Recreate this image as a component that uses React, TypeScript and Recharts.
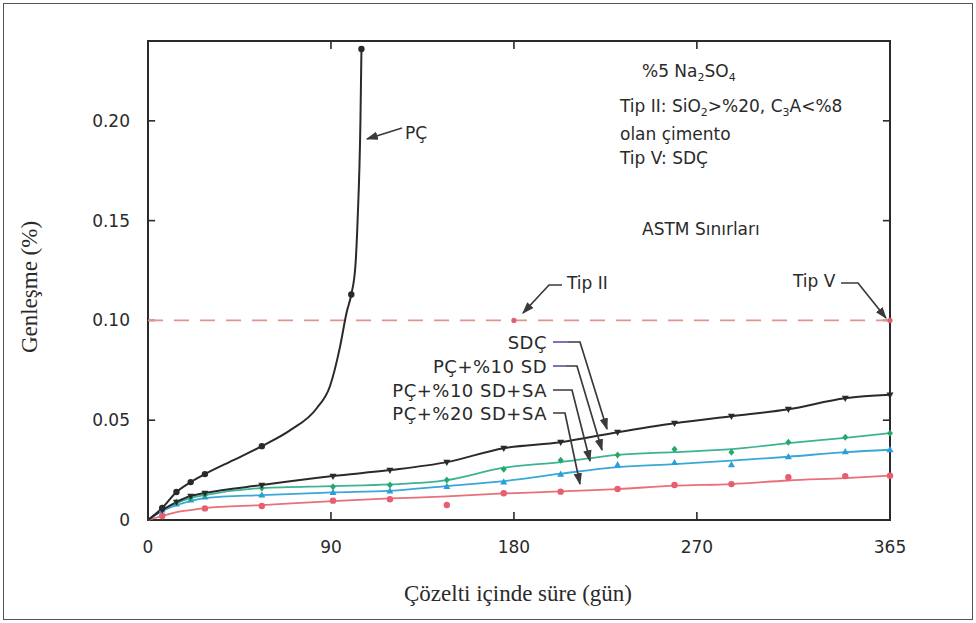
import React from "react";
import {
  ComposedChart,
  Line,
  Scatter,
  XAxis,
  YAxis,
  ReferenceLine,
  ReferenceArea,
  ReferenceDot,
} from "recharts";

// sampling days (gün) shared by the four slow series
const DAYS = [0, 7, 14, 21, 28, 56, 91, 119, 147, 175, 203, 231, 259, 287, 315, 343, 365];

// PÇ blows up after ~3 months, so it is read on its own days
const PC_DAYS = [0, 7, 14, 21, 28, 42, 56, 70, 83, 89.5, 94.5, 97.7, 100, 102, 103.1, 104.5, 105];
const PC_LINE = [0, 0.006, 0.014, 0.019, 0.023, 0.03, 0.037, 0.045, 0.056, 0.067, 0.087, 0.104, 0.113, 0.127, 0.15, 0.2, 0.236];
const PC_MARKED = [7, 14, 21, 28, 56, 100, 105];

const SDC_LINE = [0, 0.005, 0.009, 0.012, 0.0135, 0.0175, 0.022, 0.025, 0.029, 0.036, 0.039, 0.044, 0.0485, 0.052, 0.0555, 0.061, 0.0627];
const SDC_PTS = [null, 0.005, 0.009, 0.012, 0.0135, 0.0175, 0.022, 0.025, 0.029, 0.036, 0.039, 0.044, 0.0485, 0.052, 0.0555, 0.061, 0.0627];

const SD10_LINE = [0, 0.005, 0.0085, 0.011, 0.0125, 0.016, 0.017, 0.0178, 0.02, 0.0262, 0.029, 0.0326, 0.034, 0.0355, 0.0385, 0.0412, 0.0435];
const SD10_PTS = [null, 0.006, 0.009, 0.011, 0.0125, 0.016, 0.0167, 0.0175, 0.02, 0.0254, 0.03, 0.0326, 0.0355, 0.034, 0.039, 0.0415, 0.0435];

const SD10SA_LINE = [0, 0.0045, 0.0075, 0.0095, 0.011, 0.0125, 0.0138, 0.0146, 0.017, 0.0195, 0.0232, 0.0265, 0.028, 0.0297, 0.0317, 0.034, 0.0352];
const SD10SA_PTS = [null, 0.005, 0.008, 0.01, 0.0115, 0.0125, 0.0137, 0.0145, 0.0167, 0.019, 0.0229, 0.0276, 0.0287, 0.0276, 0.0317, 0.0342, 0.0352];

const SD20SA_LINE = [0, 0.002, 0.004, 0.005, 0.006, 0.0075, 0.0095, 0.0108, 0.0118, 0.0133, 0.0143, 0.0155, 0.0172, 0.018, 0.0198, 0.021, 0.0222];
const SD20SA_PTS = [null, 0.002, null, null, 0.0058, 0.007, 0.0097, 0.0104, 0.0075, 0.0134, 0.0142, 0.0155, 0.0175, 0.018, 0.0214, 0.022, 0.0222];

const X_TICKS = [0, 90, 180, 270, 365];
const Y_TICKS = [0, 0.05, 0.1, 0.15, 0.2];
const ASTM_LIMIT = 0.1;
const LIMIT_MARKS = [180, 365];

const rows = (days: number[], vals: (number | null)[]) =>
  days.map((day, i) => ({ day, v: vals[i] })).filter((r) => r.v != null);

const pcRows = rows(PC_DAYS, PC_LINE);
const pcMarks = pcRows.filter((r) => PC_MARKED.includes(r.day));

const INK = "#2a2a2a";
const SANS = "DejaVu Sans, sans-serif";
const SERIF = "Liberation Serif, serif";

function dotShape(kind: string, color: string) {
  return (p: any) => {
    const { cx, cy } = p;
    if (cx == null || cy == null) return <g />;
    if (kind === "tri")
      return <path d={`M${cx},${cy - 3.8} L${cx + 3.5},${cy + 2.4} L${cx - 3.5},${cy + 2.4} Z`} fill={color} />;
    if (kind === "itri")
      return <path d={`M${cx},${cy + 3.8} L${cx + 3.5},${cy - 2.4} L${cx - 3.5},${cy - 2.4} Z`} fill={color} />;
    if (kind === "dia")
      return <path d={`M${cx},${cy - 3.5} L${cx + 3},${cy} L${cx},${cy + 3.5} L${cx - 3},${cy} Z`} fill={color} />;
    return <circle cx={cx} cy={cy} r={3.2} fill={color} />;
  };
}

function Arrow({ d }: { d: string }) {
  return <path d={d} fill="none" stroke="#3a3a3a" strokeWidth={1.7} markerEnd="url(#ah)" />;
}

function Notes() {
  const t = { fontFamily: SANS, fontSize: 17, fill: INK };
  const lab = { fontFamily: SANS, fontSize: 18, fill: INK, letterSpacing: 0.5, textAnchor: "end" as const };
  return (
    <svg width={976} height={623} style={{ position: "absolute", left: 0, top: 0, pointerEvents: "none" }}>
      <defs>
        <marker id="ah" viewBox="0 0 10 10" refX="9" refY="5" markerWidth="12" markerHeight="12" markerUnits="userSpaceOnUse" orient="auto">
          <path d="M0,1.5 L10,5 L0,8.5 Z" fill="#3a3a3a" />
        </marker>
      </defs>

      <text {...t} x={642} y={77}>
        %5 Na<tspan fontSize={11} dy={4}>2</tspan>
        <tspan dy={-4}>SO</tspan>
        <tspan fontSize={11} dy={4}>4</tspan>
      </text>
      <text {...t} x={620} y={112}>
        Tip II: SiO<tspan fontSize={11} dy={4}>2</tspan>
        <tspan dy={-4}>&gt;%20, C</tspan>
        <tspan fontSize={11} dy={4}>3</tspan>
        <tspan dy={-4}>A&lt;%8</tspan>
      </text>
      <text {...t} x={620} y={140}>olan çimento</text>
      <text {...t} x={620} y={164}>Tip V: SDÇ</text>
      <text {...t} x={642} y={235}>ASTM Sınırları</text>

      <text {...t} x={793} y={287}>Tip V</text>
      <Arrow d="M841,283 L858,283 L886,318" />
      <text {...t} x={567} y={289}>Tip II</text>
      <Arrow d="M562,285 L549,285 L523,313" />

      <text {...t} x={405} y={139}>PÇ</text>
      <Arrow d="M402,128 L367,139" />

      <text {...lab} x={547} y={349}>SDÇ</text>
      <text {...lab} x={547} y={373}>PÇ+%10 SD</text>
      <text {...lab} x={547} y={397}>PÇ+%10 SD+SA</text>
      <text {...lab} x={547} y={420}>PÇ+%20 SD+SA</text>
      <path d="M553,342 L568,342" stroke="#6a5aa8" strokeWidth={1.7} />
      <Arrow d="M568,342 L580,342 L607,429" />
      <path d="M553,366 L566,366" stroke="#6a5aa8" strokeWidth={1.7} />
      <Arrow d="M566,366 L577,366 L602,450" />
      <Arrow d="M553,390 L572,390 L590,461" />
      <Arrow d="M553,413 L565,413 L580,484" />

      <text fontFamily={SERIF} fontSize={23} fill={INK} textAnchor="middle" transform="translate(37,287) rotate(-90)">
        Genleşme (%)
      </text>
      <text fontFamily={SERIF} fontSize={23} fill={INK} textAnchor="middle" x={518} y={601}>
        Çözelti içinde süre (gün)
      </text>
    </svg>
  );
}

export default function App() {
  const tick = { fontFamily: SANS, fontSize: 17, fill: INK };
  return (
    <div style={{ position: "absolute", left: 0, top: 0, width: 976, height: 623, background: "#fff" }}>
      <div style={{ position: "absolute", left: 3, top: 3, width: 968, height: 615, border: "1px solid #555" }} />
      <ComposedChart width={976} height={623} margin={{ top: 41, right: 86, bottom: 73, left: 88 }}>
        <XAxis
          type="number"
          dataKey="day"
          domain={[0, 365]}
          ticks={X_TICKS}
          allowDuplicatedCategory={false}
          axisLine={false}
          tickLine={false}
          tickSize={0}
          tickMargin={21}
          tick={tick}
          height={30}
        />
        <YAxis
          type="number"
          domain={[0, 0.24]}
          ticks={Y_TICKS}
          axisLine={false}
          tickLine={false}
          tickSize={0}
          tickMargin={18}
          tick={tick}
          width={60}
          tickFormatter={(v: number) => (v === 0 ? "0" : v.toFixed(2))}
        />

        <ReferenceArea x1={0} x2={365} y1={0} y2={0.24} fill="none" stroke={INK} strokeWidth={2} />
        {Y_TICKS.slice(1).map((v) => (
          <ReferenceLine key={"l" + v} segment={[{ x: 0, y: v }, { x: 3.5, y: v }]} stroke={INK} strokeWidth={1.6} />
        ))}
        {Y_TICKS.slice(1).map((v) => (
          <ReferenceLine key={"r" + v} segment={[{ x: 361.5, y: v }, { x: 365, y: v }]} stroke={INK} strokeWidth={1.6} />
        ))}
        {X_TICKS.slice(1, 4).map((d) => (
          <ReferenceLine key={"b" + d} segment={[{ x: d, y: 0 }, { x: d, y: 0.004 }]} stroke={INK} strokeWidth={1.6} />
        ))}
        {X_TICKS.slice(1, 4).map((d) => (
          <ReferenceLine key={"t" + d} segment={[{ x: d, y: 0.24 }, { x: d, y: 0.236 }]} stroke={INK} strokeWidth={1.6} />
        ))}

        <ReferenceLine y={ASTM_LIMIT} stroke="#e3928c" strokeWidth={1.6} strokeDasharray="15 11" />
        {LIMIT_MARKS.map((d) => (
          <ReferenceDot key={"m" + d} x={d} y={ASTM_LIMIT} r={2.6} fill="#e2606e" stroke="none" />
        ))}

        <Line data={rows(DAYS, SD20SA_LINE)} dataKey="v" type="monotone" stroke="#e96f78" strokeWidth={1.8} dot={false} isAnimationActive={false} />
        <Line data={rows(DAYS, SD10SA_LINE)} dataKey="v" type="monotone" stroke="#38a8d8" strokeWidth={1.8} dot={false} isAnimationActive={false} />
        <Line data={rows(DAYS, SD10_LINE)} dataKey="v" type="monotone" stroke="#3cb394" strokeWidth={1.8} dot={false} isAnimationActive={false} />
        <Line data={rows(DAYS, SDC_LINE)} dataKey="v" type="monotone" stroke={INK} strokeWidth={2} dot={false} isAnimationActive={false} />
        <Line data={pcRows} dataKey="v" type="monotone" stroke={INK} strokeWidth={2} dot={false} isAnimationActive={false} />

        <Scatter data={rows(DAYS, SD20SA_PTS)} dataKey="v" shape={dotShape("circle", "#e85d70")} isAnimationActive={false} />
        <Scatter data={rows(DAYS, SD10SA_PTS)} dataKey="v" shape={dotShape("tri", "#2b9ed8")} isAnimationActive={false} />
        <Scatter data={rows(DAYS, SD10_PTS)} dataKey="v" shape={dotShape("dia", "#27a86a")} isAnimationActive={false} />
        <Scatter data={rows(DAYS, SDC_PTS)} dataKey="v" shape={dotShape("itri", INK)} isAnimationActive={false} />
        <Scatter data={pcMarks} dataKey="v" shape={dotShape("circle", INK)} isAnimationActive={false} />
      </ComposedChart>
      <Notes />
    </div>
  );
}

* * * * *

TASK STATEMENT ->
Restate each line from the start of the listing through the line bearing "const PC_MARKED = [7, 14, 21, 28, 56, 100, 105];" word for word. Drop the pictures.

FINAL ANSWER ->
Recreate this image as a component that uses React, TypeScript and Recharts.
import React from "react";
import {
  ComposedChart,
  Line,
  Scatter,
  XAxis,
  YAxis,
  ReferenceLine,
  ReferenceArea,
  ReferenceDot,
} from "recharts";

// sampling days (gün) shared by the four slow series
const DAYS = [0, 7, 14, 21, 28, 56, 91, 119, 147, 175, 203, 231, 259, 287, 315, 343, 365];

// PÇ blows up after ~3 months, so it is read on its own days
const PC_DAYS = [0, 7, 14, 21, 28, 42, 56, 70, 83, 89.5, 94.5, 97.7, 100, 102, 103.1, 104.5, 105];
const PC_LINE = [0, 0.006, 0.014, 0.019, 0.023, 0.03, 0.037, 0.045, 0.056, 0.067, 0.087, 0.104, 0.113, 0.127, 0.15, 0.2, 0.236];
const PC_MARKED = [7, 14, 21, 28, 56, 100, 105];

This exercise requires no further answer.